MEN’S FASHION WEEK RECAP
Menswear presentations came to an end as the haute couture week kicked off… Let’s take a look at some of them!
LOUIS VUITTON MEN’S COLLECTION BY VIRGIL ABLOH FALL-WINTER 2022
‘AN OCTOLOGY ACCORDING TO VIRGIL ABLOH.’ COLLECTION 8: IN THE GRAND SCHEME OF THINGS.
PARIS, JANUARY 2022.
Imagination: the human faculty of forming new ideas not already present to the senses.
Definition and redefinition are key to understanding the work of Virgil Abloh at Louis Vuitton. Supported by his seasonal Vocabulary – “a liberal definition of terms and explanation of ideas” – his eight-collection arc is founded in the desire to change our ways of seeing. Using fashion as a tool, his premise lies in decoding the biases associated with the components of human appearance. He wants to recode the way we treat each other according to how we look and present ourselves. One of Virgil Abloh’s most used terms, imagination is what fuels this dream. It’s what drove him to Louis Vuitton and what defines his legacy at the Maison. Executed in eight parts between 2018 and 2022, the work of the Men’s Artistic Director is never content with simply imagining new clothes and accessories. He seeks to evolve the human values with which the brand imbues their dress codes, and test how they – as social, political and cultural signifiers – can be used to implement change beyond fashion. Driven by that imagination, the 𝓛𝓸𝓾𝓲𝓼 Dreamhouse™ conceived by Virgil Abloh for Fall-Winter 2022 (Collection 8) serves to condate the themes and messages of the arc he created at Louis Vuitton. It’s an octology that plays out in the tradition of the Hero’s Journey: the age-old story of the underdog, who is tried and tested, and becomes a sensation in the eyes of his spectators.
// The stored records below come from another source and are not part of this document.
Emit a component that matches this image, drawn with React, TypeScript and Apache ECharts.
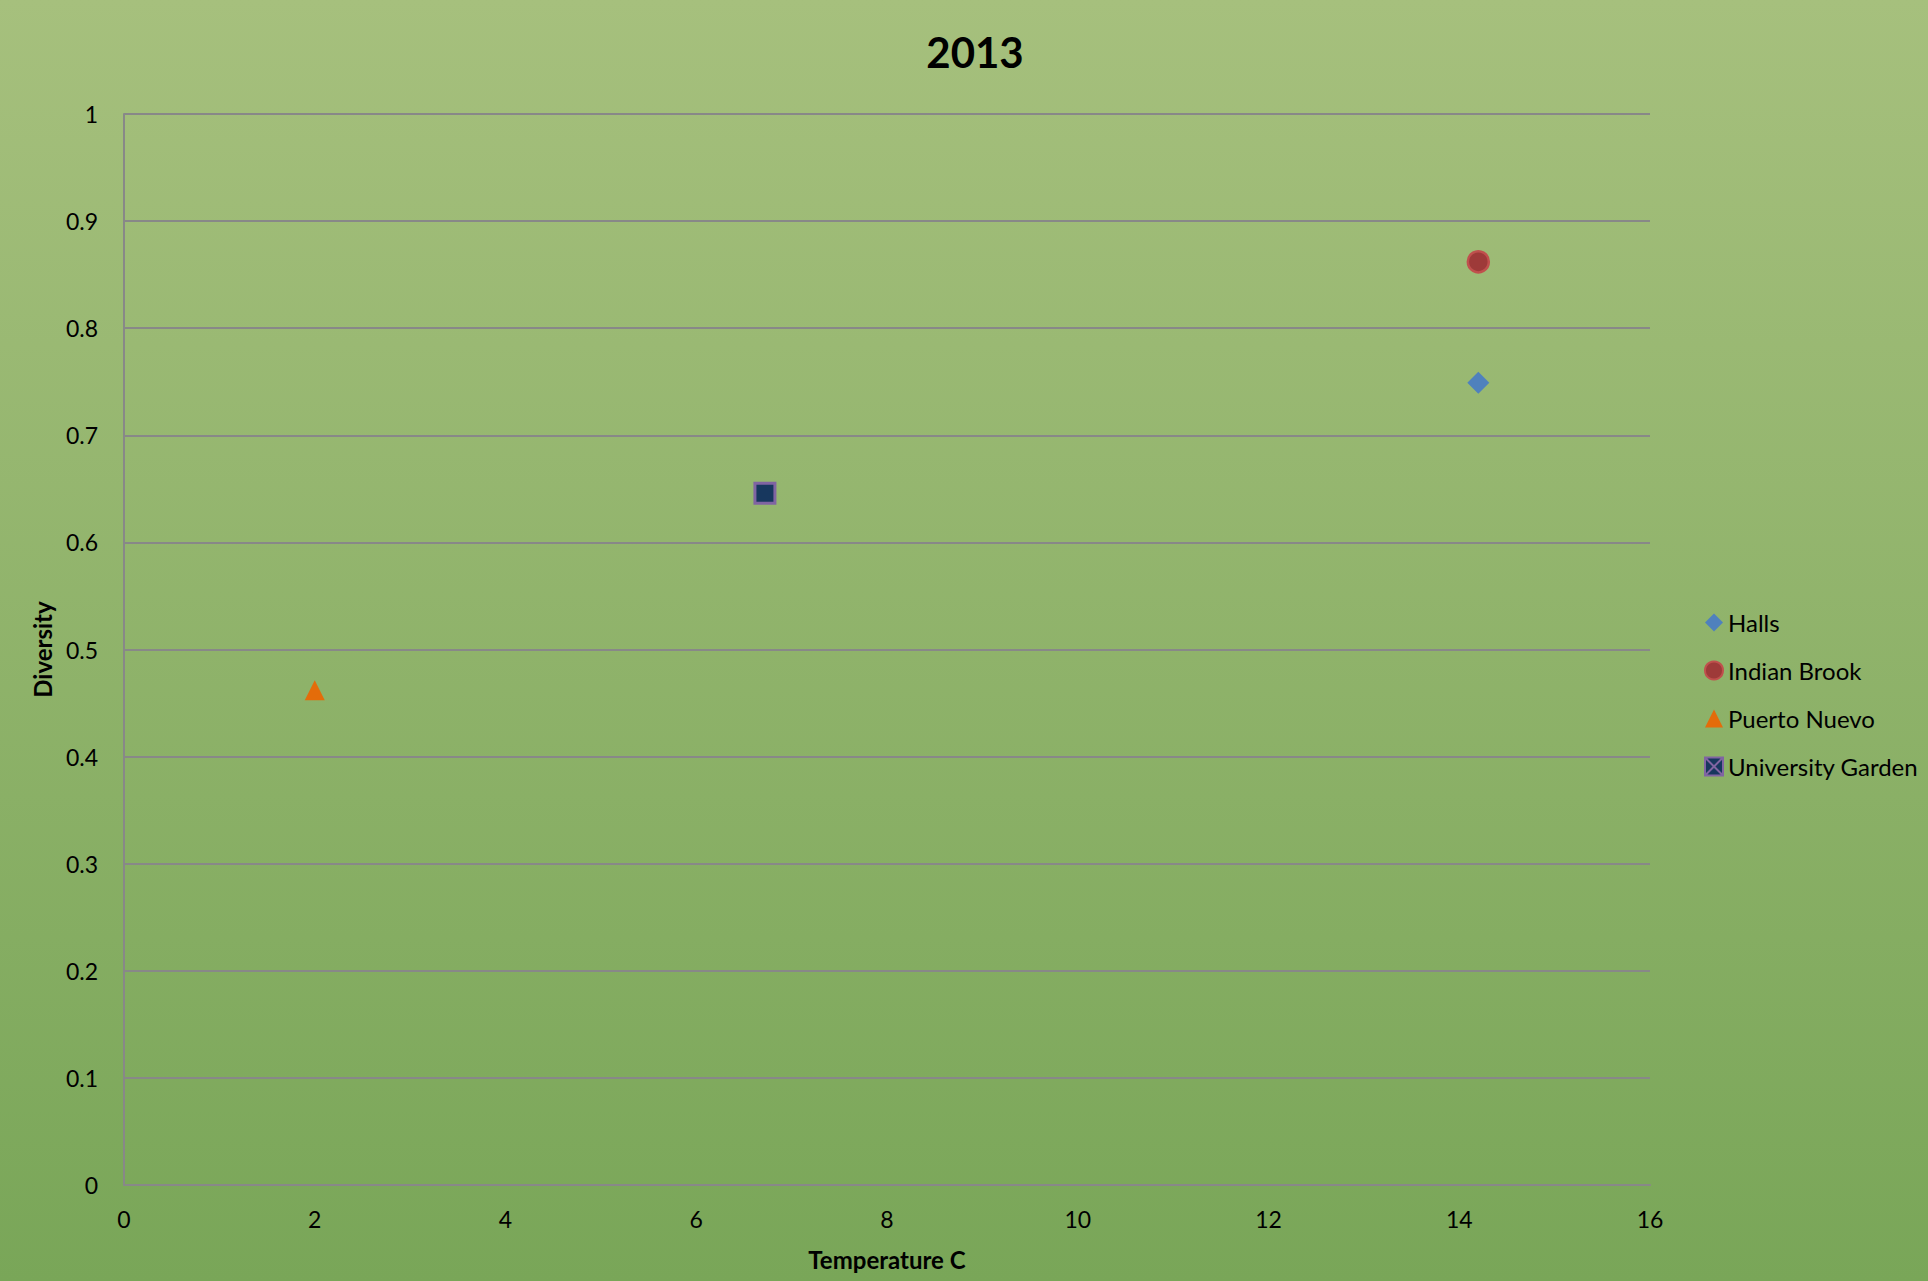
import React, { useEffect, useRef } from "react";
import * as echarts from "echarts";

// Site readings: [temperature °C, diversity index]
const halls: number[][] = [[14.2, 0.749]];
const indianBrook: number[][] = [[14.2, 0.862]];
const puertoNuevo: number[][] = [[2.0, 0.462]];
const universityGarden: number[][] = [[6.72, 0.646]];

const seriesNames = ["Halls", "Indian Brook", "Puerto Nuevo", "University Garden"];
const chartTitle = "2013";
const xAxisTitle = "Temperature C";
const yAxisTitle = "Diversity";

const FONT = "Lato, 'Open Sans', sans-serif";
const GRID_COLOR = "#888888";

export default function App() {
  const ref = useRef<HTMLDivElement>(null);

  useEffect(() => {
    if (!ref.current) return;
    const chart = echarts.init(ref.current, null, { renderer: "svg" });

    chart.setOption({
      animation: false,
      backgroundColor: new echarts.graphic.LinearGradient(0, 0, 0, 1, [
        { offset: 0, color: "#a6c07d" },
        { offset: 1, color: "#79a658" },
      ]),
      textStyle: { fontFamily: FONT, color: "#000" },
      title: {
        text: chartTitle,
        left: 970,
        textAlign: "center",
        top: 26,
        textStyle: { fontFamily: FONT, fontSize: 42, fontWeight: "bold", color: "#000" },
      },
      grid: { left: 124, right: 278, top: 114, bottom: 96 },
      legend: {
        orient: "vertical",
        left: 1704,
        top: 609,
        padding: 0,
        itemWidth: 18,
        itemHeight: 18,
        itemGap: 21,
        textStyle: { fontFamily: FONT, fontSize: 24, color: "#000", lineHeight: 27 },
        data: [
          { name: "Halls", icon: "diamond" },
          { name: "Indian Brook", icon: "circle" },
          { name: "Puerto Nuevo", icon: "triangle" },
          {
            name: "University Garden",
            icon: "path://M0,0 L10,0 L10,10 L0,10 Z M0,0 L10,10 M10,0 L0,10",
          },
        ],
      },
      xAxis: {
        type: "value",
        min: 0,
        max: 16,
        interval: 2,
        name: xAxisTitle,
        nameLocation: "middle",
        nameGap: 62,
        nameTextStyle: { fontFamily: FONT, fontSize: 24, fontWeight: "bold", color: "#000" },
        axisLine: { show: true, lineStyle: { color: GRID_COLOR, width: 2 } },
        axisTick: { show: false },
        splitLine: { show: false },
        axisLabel: { fontFamily: FONT, fontSize: 23, color: "#000", margin: 22 },
      },
      yAxis: {
        type: "value",
        min: 0,
        max: 1,
        interval: 0.1,
        name: yAxisTitle,
        nameLocation: "middle",
        nameGap: 70,
        nameRotate: 90,
        nameTextStyle: { fontFamily: FONT, fontSize: 24, fontWeight: "bold", color: "#000" },
        axisLine: { show: true, lineStyle: { color: GRID_COLOR, width: 2 } },
        axisTick: { show: false },
        splitLine: { show: true, lineStyle: { color: GRID_COLOR, width: 2 } },
        axisLabel: { fontFamily: FONT, fontSize: 23, color: "#000", margin: 26 },
      },
      series: [
        {
          name: seriesNames[0],
          type: "scatter",
          data: halls,
          symbol: "diamond",
          symbolSize: 22,
          itemStyle: { color: "#4f81bd", opacity: 1 },
        },
        {
          name: seriesNames[1],
          type: "scatter",
          data: indianBrook,
          symbol: "circle",
          symbolSize: 21,
          itemStyle: { color: "#9e3a39", borderColor: "#c0504d", borderWidth: 2.5, opacity: 1 },
        },
        {
          name: seriesNames[2],
          type: "scatter",
          data: puertoNuevo,
          symbol: "triangle",
          symbolSize: 20,
          itemStyle: { color: "#e46c0a", opacity: 1 },
        },
        {
          name: seriesNames[3],
          type: "scatter",
          data: universityGarden,
          symbol: "rect",
          symbolSize: 20,
          itemStyle: { color: "#17375e", borderColor: "#8064a2", borderWidth: 3, opacity: 1 },
        },
      ],
    });

    return () => chart.dispose();
  }, []);

  return (
    <div
      ref={ref}
      style={{ position: "fixed", left: 0, top: 0, width: 1928, height: 1281 }}
    />
  );
}
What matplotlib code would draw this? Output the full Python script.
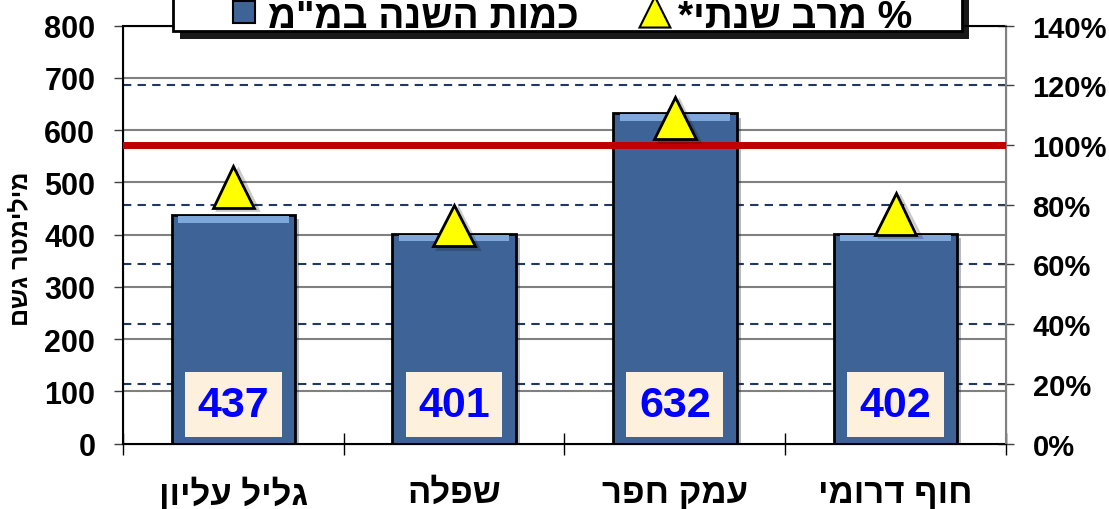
import numpy as np
import matplotlib.pyplot as plt
import matplotlib.patches as mpatches
import matplotlib.patheffects as pe
from matplotlib.legend_handler import HandlerPatch
from matplotlib.transforms import blended_transform_factory

plt.rcParams['font.family'] = ['Liberation Sans', 'DejaVu Sans']
plt.rcParams['font.weight'] = 'bold'

regions = ["גליל עליון", "שפלה", "עמק חפר", "חוף דרומי"]
rain_mm = [437, 401, 632, 402]
pct_of_max = [86, 73, 109, 77]

left_ticks = [0, 100, 200, 300, 400, 500, 600, 700, 800]
right_ticks = [0, 20, 40, 60, 80, 100, 120, 140]

bar_label = 'כמות השנה במ"מ'
tri_label = "% מרב שנתי*"
y_label = "מילימטר גשם"


def vis(s):
    # matplotlib has no bidi support, so reverse the Hebrew by hand
    return s[::-1]


def square_right(legend, orig_handle, xdescent, ydescent, width, height,
                 fontsize):
    s = height * 0.88
    return mpatches.Rectangle((-xdescent + width - s - 4, -ydescent + (height - s) / 2 + 1),
                              s, s)


def triangle_right(legend, orig_handle, xdescent, ydescent, width, height,
                   fontsize):
    s = height * 1.25
    x0 = -xdescent + width - s
    y0 = -ydescent + (height - s) / 2 + 1
    return mpatches.Polygon([(x0, y0), (x0 + s, y0), (x0 + s / 2, y0 + s)],
                            closed=True)


x = np.arange(len(regions))

fig = plt.figure(figsize=(11.09, 5.10), dpi=100)
ax = fig.add_axes([0.111, 0.128, 0.796, 0.82])
ax2 = ax.twinx()

ax.set_xlim(-0.5, len(regions) - 0.5)
ax.set_ylim(0, 800)
ax2.set_ylim(0, 140)

# grid lines (behind bars)
ax.set_yticks(left_ticks)
for t in left_ticks[1:-1]:
    ax.axhline(t, color="#808080", lw=1.5, zorder=0)
tr = blended_transform_factory(ax.transAxes, ax2.transData)
for t in right_ticks[1:-1]:
    ax.plot([0, 1], [t, t], transform=tr, color="#1F3864", lw=1.5,
            ls=(0, (4, 3)), zorder=0.5)

bars = ax.bar(x, rain_mm, width=0.56, color="#3E6497", edgecolor="black",
              lw=2, zorder=2)
for b in bars:
    b.set_path_effects([pe.SimplePatchShadow(offset=(3, -3), alpha=0.3),
                        pe.Normal()])
# bevel highlight on top of each bar
ax.bar(x, [12] * len(x), bottom=np.array(rain_mm) - 14, width=0.5,
       color="#7FA8DA", zorder=3)

for xi, v in zip(x, rain_mm):
    ax.text(xi, 75, str(v), ha="center", va="center", fontsize=31,
            color="#0000FF", fontweight="bold", zorder=5,
            bbox=dict(facecolor="#FDF0DC", edgecolor="none", pad=9))

ax2.axhline(100, color="#C00000", lw=5, zorder=3)
ax2.plot(x, pct_of_max, ls="none", marker="^", markersize=30,
         markerfacecolor="#FFFF00", markeredgecolor="black",
         markeredgewidth=2, zorder=4,
         path_effects=[pe.SimpleLineShadow(offset=(3, -2), alpha=0.2),
                       pe.Normal()])

ax.set_xticks(x, [vis(r) for r in regions], fontsize=25, fontweight="bold")
ax.tick_params(axis="x", length=0, pad=23)
ax.set_xticks(np.arange(-0.5, len(regions)), minor=True)
ax.tick_params(axis="x", which="minor", length=16, direction="inout",
               width=1, color="black")
ax.tick_params(axis="y", labelsize=22, length=6.5, width=1, color="#404040",
               pad=13.5)
ax.set_yticklabels([str(t) for t in left_ticks], fontweight="bold")
ax.set_ylabel(vis(y_label), fontsize=18, fontweight="bold")
ax.yaxis.set_label_coords(-0.103, 0.468)

ax2.set_yticks(right_ticks)
ax2.set_yticklabels([f"{t}%" for t in right_ticks], fontweight="bold")
ax2.tick_params(axis="y", labelsize=21, length=11.5, direction="inout",
                width=1, color="#404040", pad=13.5)

for s in ["top", "left", "bottom"]:
    ax.spines[s].set_color("black")
    ax.spines[s].set_linewidth(1.5)
ax2.spines["right"].set_color("#808080")
ax2.spines["right"].set_linewidth(1.5)

# legend box (top of it runs off the figure, as in the original)
box = mpatches.Rectangle((173 / 1109, 1 - 32 / 510), (962 - 173) / 1109, 0.2,
                         transform=fig.transFigure, facecolor="white",
                         edgecolor="black", lw=2, zorder=4)
box.set_path_effects([pe.SimplePatchShadow(offset=(5, -6), shadow_rgbFace="black",
                                           alpha=0.9), pe.Normal()])
fig.add_artist(box)

h_bar = mpatches.Patch(facecolor="#3E6497", edgecolor="black", lw=1.5)
h_tri = mpatches.Patch(facecolor="#FFFF00", edgecolor="black", lw=1.5)
leg = fig.legend([h_bar, h_tri], [vis(bar_label), vis(tri_label)],
                 ncol=2, loc="lower center", bbox_to_anchor=(0.5153, 0.929),
                 prop=dict(size=28, weight="bold"), frameon=False,
                 handler_map={h_bar: HandlerPatch(patch_func=square_right),
                              h_tri: HandlerPatch(patch_func=triangle_right)},
                 handlelength=0.77, handleheight=0.6, handletextpad=0.2,
                 columnspacing=1.58, borderpad=0, borderaxespad=0)
leg.set_zorder(5)

fig.savefig("out.png", dpi=100)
DIOR MEN’S COLLECTION BY KIM JONES FALL-WINTER 2022
For Dior Homme FW 2022-2023 collection, this time Kim Jones is having a dialogue with Monsieur Dior. While the looks celebrate this unique heritage with modernity; reflections of the movement of time refer to the past and future of the maison. The delphinium, leopard and lily-of-the-valley motifs, which Christian Dior loved so much and became the symbols of the Maison, come to life with virtuoso techniques inspired by the Dior archives. In the name of performing the “art of living”, which has always been essential for Dior, every product designed to be a part of modern daily life combines practicality with the formal and informal.
Christian Dior’s passion for new inventions and the creative courage of Kim Jones join forces with this collection: gently diversified nuances of gray and pastels of all colors, where Paris reflects the sky, form the backdrop for the masculine interpretation of the iconic bar jacket.
KENZO FALL/WINTER 2022 WOMEN’S AND MEN’S COLLECTION BY NIGO
The KENZO Fall-Winter 2022 Women’s and Men’s Show marks the debut of Artistic Director Nigo, the first Japanese designer to front the house since its founder Kenzo Takada. With his first collection, Nigo introduces his vision for KENZO: a meeting between the Maison’s heritage and his own contemporary codes. In 1970, the year Nigo was born, Takada presented his inaugural fashion show in the Galerie Vivienne on the backdrop of his new shop, Jungle Jap. Five decades later, Nigo makes his own debut for KENZO in the same arcade, envisioning it as a tunnel toward the future and beyond the borders of fashion. The show soundtrack features an exclusive preview of the designer’s upcoming album I Know Nigo with contributions from A$AP Rocky, Kid Cudi, Pharrell Williams, Pusha T, Teriyaki Boyz, Tyler, The Creator and Lil Uzi Vert.
Nigo and Kenzo Takada share an inherent cultural language – an understanding of the synthesis between Japanese and Western wardrobe traditions – but it’s their attitude to fashion that connects them above all: a belief that what you see on a runway should manifest in real life. In keeping with this philosophy, Nigo is building one continuous brand story at KENZO: a considered wardrobe gradually drip-fed through monthly limited-edition drops rooted in Kenzo’s heritage and his own practice. While Takada was building his Maison in Paris, Nigo was playing out his teenage years in Japan amid the subcultural 1980s’ revival of 1950s’ Americana. Amplified by the country’s post- WWII links with American culture, the style would go on to underpin the designer’s aesthetic and draw a natural line between the Japanese-Western territories occupied by his work prior to KENZO. In his first collection for the Maison, Nigo fuses the influences of his own upbringing and career with the heritage of Kenzo Takada, writing a language for the Maison that looks to the future by learning from the past. Melding the grammar of the archives with that of his own sensibility, the Artistic Director creates a premise that unites and transcends cultural and conventional dress codes. Traditional ideas of formal-, sports- and “streetwear” splice into one logic: real-to-wear, exercised across women’s and men’s wardrobes, which mix tailoring and workwear, both cutting a genderless silhouette.